I strongly agree with you. Tor hidden services are awesome. Their
concept is great. The implementation need some love [1], but there
aren't any conceptual issues. Just no one is working on it.
- no need to trust a registrar
- can't be taken away without physically owning the server
- free registration
- free end-to-end encryption without relying on the CA cartel
Just too awesome.
> It works well, but I'm afraid that getting it adopted would require the
> current gatekeepers to step up abuses by a couple orders of magnitude.
I am afraid, you're probably right.
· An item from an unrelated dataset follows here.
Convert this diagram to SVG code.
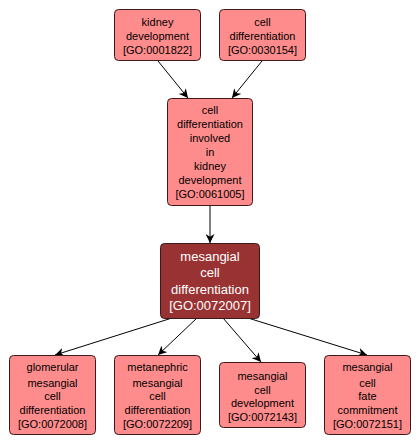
<svg xmlns="http://www.w3.org/2000/svg" width="420" height="446" viewBox="0 0 420 446">
<defs>
<style>
.n rect{fill:#ff8c8c;stroke:#3a1a1a;stroke-width:1}
.n text{font-family:"Liberation Sans",Arial,sans-serif;font-size:11px;fill:#000;text-anchor:middle}
#main rect{fill:#993333}
#main text{fill:#fff;font-size:13px}
.e line{stroke:#000;stroke-width:1;marker-end:url(#ar)}
</style>
<marker id="ar" viewBox="0 0 10 10" refX="10" refY="5" markerWidth="9" markerHeight="9" markerUnits="userSpaceOnUse" orient="auto">
<path d="M0,0 L10,5 L0,10 L3,5 z" fill="#000"/>
</marker>
</defs>
<rect width="420" height="446" fill="#fff"/>
<g class="e" id="edges">
<line x1="158" y1="61" x2="188" y2="98"/>
<line x1="262" y1="61" x2="232" y2="98"/>
<line x1="210" y1="205" x2="210" y2="243"/>
<line x1="172" y1="318" x2="55" y2="355"/>
<line x1="197" y1="318" x2="158" y2="355"/>
<line x1="223" y1="318" x2="261" y2="362"/>
<line x1="248" y1="318" x2="367" y2="355"/>
</g>
<g class="n" id="n0001822">
<rect x="114.5" y="9.5" width="86" height="51" rx="4"/>
<text x="157.5" y="26">kidney</text>
<text x="157.5" y="40">development</text>
<text x="157.5" y="54">[GO:0001822]</text>
</g>
<g class="n" id="n0030154">
<rect x="219.5" y="9.5" width="86" height="51" rx="4"/>
<text x="262.5" y="26">cell</text>
<text x="262.5" y="40">differentiation</text>
<text x="262.5" y="54">[GO:0030154]</text>
</g>
<g class="n" id="n0061005">
<rect x="167.5" y="98.5" width="85" height="107" rx="4"/>
<text x="210" y="114">cell</text>
<text x="210" y="128">differentiation</text>
<text x="210" y="142">involved</text>
<text x="210" y="156">in</text>
<text x="210" y="170">kidney</text>
<text x="210" y="184">development</text>
<text x="210" y="198">[GO:0061005]</text>
</g>
<g class="n" id="main">
<rect x="160.5" y="243.5" width="99" height="75" rx="4"/>
<text x="210" y="261">mesangial</text>
<text x="210" y="277">cell</text>
<text x="210" y="294">differentiation</text>
<text x="210" y="310">[GO:0072007]</text>
</g>
<g class="n" id="n0072008">
<rect x="9.5" y="355.5" width="86" height="79" rx="4"/>
<text x="52.5" y="371">glomerular</text>
<text x="52.5" y="387">mesangial</text>
<text x="52.5" y="400">cell</text>
<text x="52.5" y="414">differentiation</text>
<text x="52.5" y="428">[GO:0072008]</text>
</g>
<g class="n" id="n0072209">
<rect x="114.5" y="355.5" width="86" height="79" rx="4"/>
<text x="157.5" y="371">metanephric</text>
<text x="157.5" y="387">mesangial</text>
<text x="157.5" y="400">cell</text>
<text x="157.5" y="414">differentiation</text>
<text x="157.5" y="428">[GO:0072209]</text>
</g>
<g class="n" id="n0072143">
<rect x="219.5" y="362.5" width="86" height="65" rx="4"/>
<text x="262.5" y="380">mesangial</text>
<text x="262.5" y="394">cell</text>
<text x="262.5" y="407">development</text>
<text x="262.5" y="421">[GO:0072143]</text>
</g>
<g class="n" id="n0072151">
<rect x="324.5" y="355.5" width="86" height="79" rx="4"/>
<text x="367.5" y="371">mesangial</text>
<text x="367.5" y="387">cell</text>
<text x="367.5" y="400">fate</text>
<text x="367.5" y="414">commitment</text>
<text x="367.5" y="428">[GO:0072151]</text>
</g>
</svg>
Unless you can manage to advocate
those advantages?
Do you think the FreedomBOX developers know about your "use
non-anonymous Tor hidden services for DNS" idea?
> The only known issue that bothers me is that tor doesn't let you keep
the root
> keys for the service offline. A 2-level setup would be really nice,
tor devs.
> pretty please?
Not sure, but perhaps there was a feature request of this. Probably
conceptually possible as well. Just no one working on it.